What is needed
Restate the data word for word and leave the images out.

╭──

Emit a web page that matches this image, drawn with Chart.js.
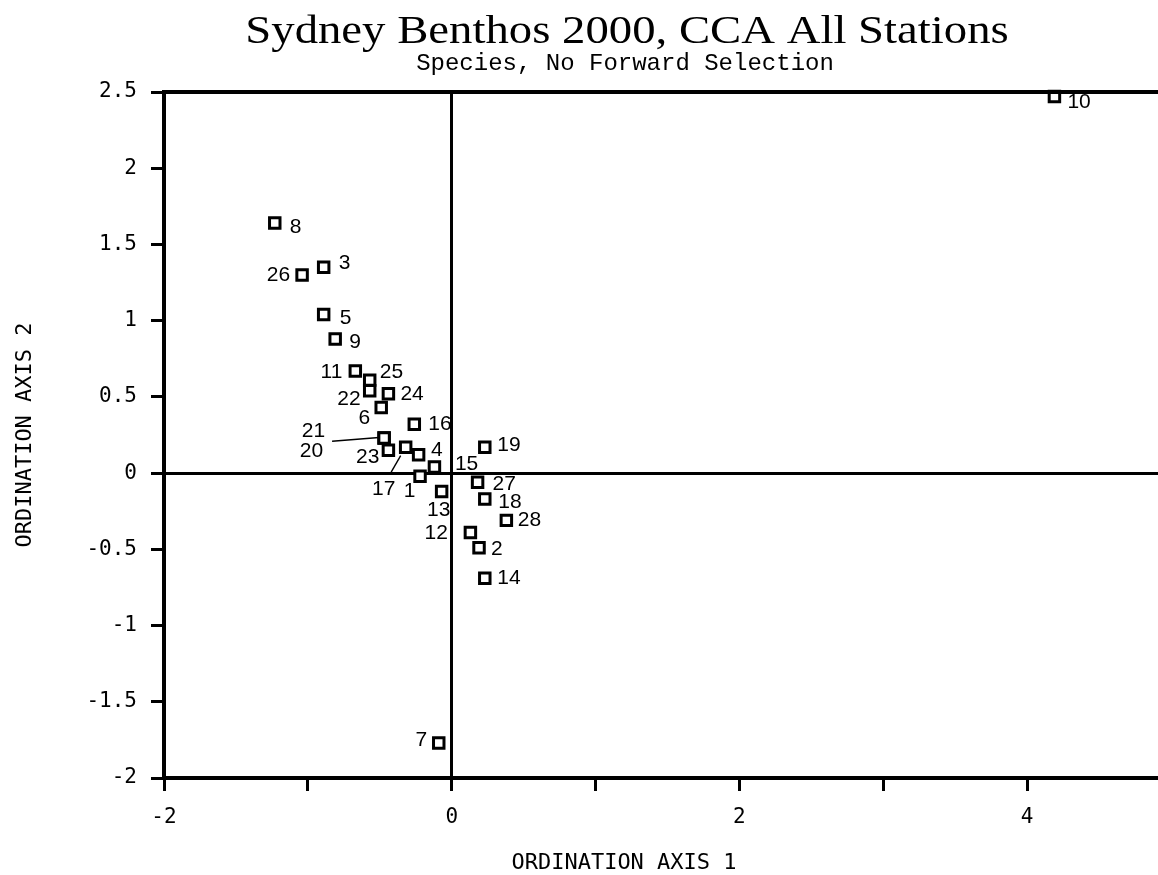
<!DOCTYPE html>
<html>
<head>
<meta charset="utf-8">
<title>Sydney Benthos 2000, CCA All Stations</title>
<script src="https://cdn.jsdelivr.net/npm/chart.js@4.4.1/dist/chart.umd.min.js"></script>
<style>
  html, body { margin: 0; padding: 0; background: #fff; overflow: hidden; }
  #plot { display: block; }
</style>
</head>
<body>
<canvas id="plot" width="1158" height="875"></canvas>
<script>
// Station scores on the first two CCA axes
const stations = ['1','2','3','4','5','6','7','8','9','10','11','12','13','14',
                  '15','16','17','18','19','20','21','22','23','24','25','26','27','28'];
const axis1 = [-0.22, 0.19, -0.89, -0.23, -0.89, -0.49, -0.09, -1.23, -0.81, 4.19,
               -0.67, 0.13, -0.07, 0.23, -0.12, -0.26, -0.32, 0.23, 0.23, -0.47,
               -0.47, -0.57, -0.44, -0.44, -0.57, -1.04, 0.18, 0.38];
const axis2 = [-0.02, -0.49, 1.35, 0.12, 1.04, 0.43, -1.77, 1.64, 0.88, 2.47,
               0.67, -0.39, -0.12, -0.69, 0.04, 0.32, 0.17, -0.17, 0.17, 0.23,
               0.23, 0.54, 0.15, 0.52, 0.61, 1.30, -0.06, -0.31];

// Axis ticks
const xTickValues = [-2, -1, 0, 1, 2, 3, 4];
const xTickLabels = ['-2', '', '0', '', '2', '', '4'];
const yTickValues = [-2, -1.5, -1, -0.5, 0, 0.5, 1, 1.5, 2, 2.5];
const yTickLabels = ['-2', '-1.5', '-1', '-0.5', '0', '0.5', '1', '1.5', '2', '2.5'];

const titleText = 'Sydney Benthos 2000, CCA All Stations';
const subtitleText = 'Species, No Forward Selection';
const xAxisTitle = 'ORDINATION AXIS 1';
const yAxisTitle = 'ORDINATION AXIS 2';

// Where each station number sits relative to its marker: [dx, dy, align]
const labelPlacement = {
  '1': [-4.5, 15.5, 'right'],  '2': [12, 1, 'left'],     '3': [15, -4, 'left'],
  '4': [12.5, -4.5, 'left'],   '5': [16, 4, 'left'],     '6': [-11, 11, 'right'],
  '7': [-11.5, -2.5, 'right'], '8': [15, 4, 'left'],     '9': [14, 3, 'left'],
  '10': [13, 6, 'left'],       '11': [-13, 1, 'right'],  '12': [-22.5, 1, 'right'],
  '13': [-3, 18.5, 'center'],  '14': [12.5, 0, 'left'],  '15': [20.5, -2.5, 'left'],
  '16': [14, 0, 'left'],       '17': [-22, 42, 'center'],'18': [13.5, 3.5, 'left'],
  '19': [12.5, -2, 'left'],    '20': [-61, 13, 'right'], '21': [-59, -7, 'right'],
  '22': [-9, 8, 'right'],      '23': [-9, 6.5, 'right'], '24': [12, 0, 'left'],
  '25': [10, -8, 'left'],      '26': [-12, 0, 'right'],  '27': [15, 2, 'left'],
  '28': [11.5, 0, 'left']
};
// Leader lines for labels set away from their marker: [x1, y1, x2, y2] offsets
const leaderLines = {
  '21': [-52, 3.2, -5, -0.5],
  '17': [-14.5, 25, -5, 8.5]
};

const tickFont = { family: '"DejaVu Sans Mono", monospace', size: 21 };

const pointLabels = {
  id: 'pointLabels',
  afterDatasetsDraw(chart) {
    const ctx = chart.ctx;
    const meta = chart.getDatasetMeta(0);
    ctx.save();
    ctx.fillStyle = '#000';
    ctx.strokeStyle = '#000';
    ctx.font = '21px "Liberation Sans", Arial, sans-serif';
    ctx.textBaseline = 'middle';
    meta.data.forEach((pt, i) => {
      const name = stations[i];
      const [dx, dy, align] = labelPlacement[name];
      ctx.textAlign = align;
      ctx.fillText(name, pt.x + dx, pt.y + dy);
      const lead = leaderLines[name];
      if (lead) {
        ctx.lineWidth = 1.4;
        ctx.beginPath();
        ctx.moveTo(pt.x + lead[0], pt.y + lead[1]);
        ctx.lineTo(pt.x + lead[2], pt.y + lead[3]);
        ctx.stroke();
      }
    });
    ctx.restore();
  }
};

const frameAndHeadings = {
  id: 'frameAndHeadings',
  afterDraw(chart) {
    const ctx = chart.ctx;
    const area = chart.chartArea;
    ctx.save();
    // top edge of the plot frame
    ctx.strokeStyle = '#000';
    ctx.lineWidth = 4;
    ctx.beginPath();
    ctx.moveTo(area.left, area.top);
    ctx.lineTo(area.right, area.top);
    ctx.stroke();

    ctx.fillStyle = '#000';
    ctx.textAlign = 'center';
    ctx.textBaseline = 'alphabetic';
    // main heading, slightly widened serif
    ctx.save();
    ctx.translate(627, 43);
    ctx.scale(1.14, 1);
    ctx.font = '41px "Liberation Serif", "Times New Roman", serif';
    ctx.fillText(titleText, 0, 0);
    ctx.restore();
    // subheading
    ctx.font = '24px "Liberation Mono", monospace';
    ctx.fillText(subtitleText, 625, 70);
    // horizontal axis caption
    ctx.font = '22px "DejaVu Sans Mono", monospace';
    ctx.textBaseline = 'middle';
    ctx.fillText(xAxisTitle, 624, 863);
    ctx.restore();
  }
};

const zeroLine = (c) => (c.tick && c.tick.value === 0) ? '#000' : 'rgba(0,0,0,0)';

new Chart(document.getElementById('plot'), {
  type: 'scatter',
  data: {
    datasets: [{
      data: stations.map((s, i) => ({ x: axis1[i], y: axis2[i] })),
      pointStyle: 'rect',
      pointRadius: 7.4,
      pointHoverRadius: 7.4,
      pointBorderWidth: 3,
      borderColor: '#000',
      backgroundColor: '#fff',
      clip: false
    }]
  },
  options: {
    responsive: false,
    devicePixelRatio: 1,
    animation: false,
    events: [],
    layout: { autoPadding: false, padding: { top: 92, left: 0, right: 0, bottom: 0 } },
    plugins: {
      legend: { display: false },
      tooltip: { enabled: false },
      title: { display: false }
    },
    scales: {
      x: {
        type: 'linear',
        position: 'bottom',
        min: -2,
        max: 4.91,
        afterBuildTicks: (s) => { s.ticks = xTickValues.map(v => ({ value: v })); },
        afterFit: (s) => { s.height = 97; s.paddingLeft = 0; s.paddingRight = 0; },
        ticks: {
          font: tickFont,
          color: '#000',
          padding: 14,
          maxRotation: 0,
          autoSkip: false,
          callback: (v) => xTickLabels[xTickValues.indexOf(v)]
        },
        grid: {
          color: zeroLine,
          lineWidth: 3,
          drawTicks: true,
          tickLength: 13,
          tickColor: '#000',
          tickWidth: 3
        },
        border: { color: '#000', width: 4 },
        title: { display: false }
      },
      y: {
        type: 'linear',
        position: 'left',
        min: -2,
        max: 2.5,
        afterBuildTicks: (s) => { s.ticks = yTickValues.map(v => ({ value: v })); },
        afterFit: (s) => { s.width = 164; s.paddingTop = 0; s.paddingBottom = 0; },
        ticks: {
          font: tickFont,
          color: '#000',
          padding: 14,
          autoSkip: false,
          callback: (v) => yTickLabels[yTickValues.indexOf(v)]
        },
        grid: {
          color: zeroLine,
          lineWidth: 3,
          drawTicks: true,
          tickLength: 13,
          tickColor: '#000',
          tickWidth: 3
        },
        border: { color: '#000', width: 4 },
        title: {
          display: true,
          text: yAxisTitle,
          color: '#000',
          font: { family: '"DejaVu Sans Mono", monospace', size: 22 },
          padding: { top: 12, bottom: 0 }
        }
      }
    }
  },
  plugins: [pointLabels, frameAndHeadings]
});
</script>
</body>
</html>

╰──

Task output
Emit a web page that matches this image, drawn with Chart.js.
<!DOCTYPE html>
<html>
<head>
<meta charset="utf-8">
<title>Sydney Benthos 2000, CCA All Stations</title>
<script src="https://cdn.jsdelivr.net/npm/chart.js@4.4.1/dist/chart.umd.min.js"></script>
<style>
  html, body { margin: 0; padding: 0; background: #fff; overflow: hidden; }
  #plot { display: block; }
</style>
</head>
<body>
<canvas id="plot" width="1158" height="875"></canvas>
<script>
// Station scores on the first two CCA axes
const stations = ['1','2','3','4','5','6','7','8','9','10','11','12','13','14',
                  '15','16','17','18','19','20','21','22','23','24','25','26','27','28'];
const axis1 = [-0.22, 0.19, -0.89, -0.23, -0.89, -0.49, -0.09, -1.23, -0.81, 4.19,
               -0.67, 0.13, -0.07, 0.23, -0.12, -0.26, -0.32, 0.23, 0.23, -0.47,
               -0.47, -0.57, -0.44, -0.44, -0.57, -1.04, 0.18, 0.38];
const axis2 = [-0.02, -0.49, 1.35, 0.12, 1.04, 0.43, -1.77, 1.64, 0.88, 2.47,
               0.67, -0.39, -0.12, -0.69, 0.04, 0.32, 0.17, -0.17, 0.17, 0.23,
               0.23, 0.54, 0.15, 0.52, 0.61, 1.30, -0.06, -0.31];

// Axis ticks
const xTickValues = [-2, -1, 0, 1, 2, 3, 4];
const xTickLabels = ['-2', '', '0', '', '2', '', '4'];
const yTickValues = [-2, -1.5, -1, -0.5, 0, 0.5, 1, 1.5, 2, 2.5];
const yTickLabels = ['-2', '-1.5', '-1', '-0.5', '0', '0.5', '1', '1.5', '2', '2.5'];

const titleText = 'Sydney Benthos 2000, CCA All Stations';
const subtitleText = 'Species, No Forward Selection';
const xAxisTitle = 'ORDINATION AXIS 1';
const yAxisTitle = 'ORDINATION AXIS 2';

// Where each station number sits relative to its marker: [dx, dy, align]
const labelPlacement = {
  '1': [-4.5, 15.5, 'right'],  '2': [12, 1, 'left'],     '3': [15, -4, 'left'],
  '4': [12.5, -4.5, 'left'],   '5': [16, 4, 'left'],     '6': [-11, 11, 'right'],
  '7': [-11.5, -2.5, 'right'], '8': [15, 4, 'left'],     '9': [14, 3, 'left'],
  '10': [13, 6, 'left'],       '11': [-13, 1, 'right'],  '12': [-22.5, 1, 'right'],
  '13': [-3, 18.5, 'center'],  '14': [12.5, 0, 'left'],  '15': [20.5, -2.5, 'left'],
  '16': [14, 0, 'left'],       '17': [-22, 42, 'center'],'18': [13.5, 3.5, 'left'],
  '19': [12.5, -2, 'left'],    '20': [-61, 13, 'right'], '21': [-59, -7, 'right'],
  '22': [-9, 8, 'right'],      '23': [-9, 6.5, 'right'], '24': [12, 0, 'left'],
  '25': [10, -8, 'left'],      '26': [-12, 0, 'right'],  '27': [15, 2, 'left'],
  '28': [11.5, 0, 'left']
};
// Leader lines for labels set away from their marker: [x1, y1, x2, y2] offsets
const leaderLines = {
  '21': [-52, 3.2, -5, -0.5],
  '17': [-14.5, 25, -5, 8.5]
};

const tickFont = { family: '"DejaVu Sans Mono", monospace', size: 21 };

const pointLabels = {
  id: 'pointLabels',
  afterDatasetsDraw(chart) {
    const ctx = chart.ctx;
    const meta = chart.getDatasetMeta(0);
    ctx.save();
    ctx.fillStyle = '#000';
    ctx.strokeStyle = '#000';
    ctx.font = '21px "Liberation Sans", Arial, sans-serif';
    ctx.textBaseline = 'middle';
    meta.data.forEach((pt, i) => {
      const name = stations[i];
      const [dx, dy, align] = labelPlacement[name];
      ctx.textAlign = align;
      ctx.fillText(name, pt.x + dx, pt.y + dy);
      const lead = leaderLines[name];
      if (lead) {
        ctx.lineWidth = 1.4;
        ctx.beginPath();
        ctx.moveTo(pt.x + lead[0], pt.y + lead[1]);
        ctx.lineTo(pt.x + lead[2], pt.y + lead[3]);
        ctx.stroke();
      }
    });
    ctx.restore();
  }
};

const frameAndHeadings = {
  id: 'frameAndHeadings',
  afterDraw(chart) {
    const ctx = chart.ctx;
    const area = chart.chartArea;
    ctx.save();
    // top edge of the plot frame
    ctx.strokeStyle = '#000';
    ctx.lineWidth = 4;
    ctx.beginPath();
    ctx.moveTo(area.left, area.top);
    ctx.lineTo(area.right, area.top);
    ctx.stroke();

    ctx.fillStyle = '#000';
    ctx.textAlign = 'center';
    ctx.textBaseline = 'alphabetic';
    // main heading, slightly widened serif
    ctx.save();
    ctx.translate(627, 43);
    ctx.scale(1.14, 1);
    ctx.font = '41px "Liberation Serif", "Times New Roman", serif';
    ctx.fillText(titleText, 0, 0);
    ctx.restore();
    // subheading
    ctx.font = '24px "Liberation Mono", monospace';
    ctx.fillText(subtitleText, 625, 70);
    // horizontal axis caption
    ctx.font = '22px "DejaVu Sans Mono", monospace';
    ctx.textBaseline = 'middle';
    ctx.fillText(xAxisTitle, 624, 863);
    ctx.restore();
  }
};

const zeroLine = (c) => (c.tick && c.tick.value === 0) ? '#000' : 'rgba(0,0,0,0)';

new Chart(document.getElementById('plot'), {
  type: 'scatter',
  data: {
    datasets: [{
      data: stations.map((s, i) => ({ x: axis1[i], y: axis2[i] })),
      pointStyle: 'rect',
      pointRadius: 7.4,
      pointHoverRadius: 7.4,
      pointBorderWidth: 3,
      borderColor: '#000',
      backgroundColor: '#fff',
      clip: false
    }]
  },
  options: {
    responsive: false,
    devicePixelRatio: 1,
    animation: false,
    events: [],
    layout: { autoPadding: false, padding: { top: 92, left: 0, right: 0, bottom: 0 } },
    plugins: {
      legend: { display: false },
      tooltip: { enabled: false },
      title: { display: false }
    },
    scales: {
      x: {
        type: 'linear',
        position: 'bottom',
        min: -2,
        max: 4.91,
        afterBuildTicks: (s) => { s.ticks = xTickValues.map(v => ({ value: v })); },
        afterFit: (s) => { s.height = 97; s.paddingLeft = 0; s.paddingRight = 0; },
        ticks: {
          font: tickFont,
          color: '#000',
          padding: 14,
          maxRotation: 0,
          autoSkip: false,
          callback: (v) => xTickLabels[xTickValues.indexOf(v)]
        },
        grid: {
          color: zeroLine,
          lineWidth: 3,
          drawTicks: true,
          tickLength: 13,
          tickColor: '#000',
          tickWidth: 3
        },
        border: { color: '#000', width: 4 },
        title: { display: false }
      },
      y: {
        type: 'linear',
        position: 'left',
        min: -2,
        max: 2.5,
        afterBuildTicks: (s) => { s.ticks = yTickValues.map(v => ({ value: v })); },
        afterFit: (s) => { s.width = 164; s.paddingTop = 0; s.paddingBottom = 0; },
        ticks: {
          font: tickFont,
          color: '#000',
          padding: 14,
          autoSkip: false,
          callback: (v) => yTickLabels[yTickValues.indexOf(v)]
        },
        grid: {
          color: zeroLine,
          lineWidth: 3,
          drawTicks: true,
          tickLength: 13,
          tickColor: '#000',
          tickWidth: 3
        },
        border: { color: '#000', width: 4 },
        title: {
          display: true,
          text: yAxisTitle,
          color: '#000',
          font: { family: '"DejaVu Sans Mono", monospace', size: 22 },
          padding: { top: 12, bottom: 0 }
        }
      }
    }
  },
  plugins: [pointLabels, frameAndHeadings]
});
</script>
</body>
</html>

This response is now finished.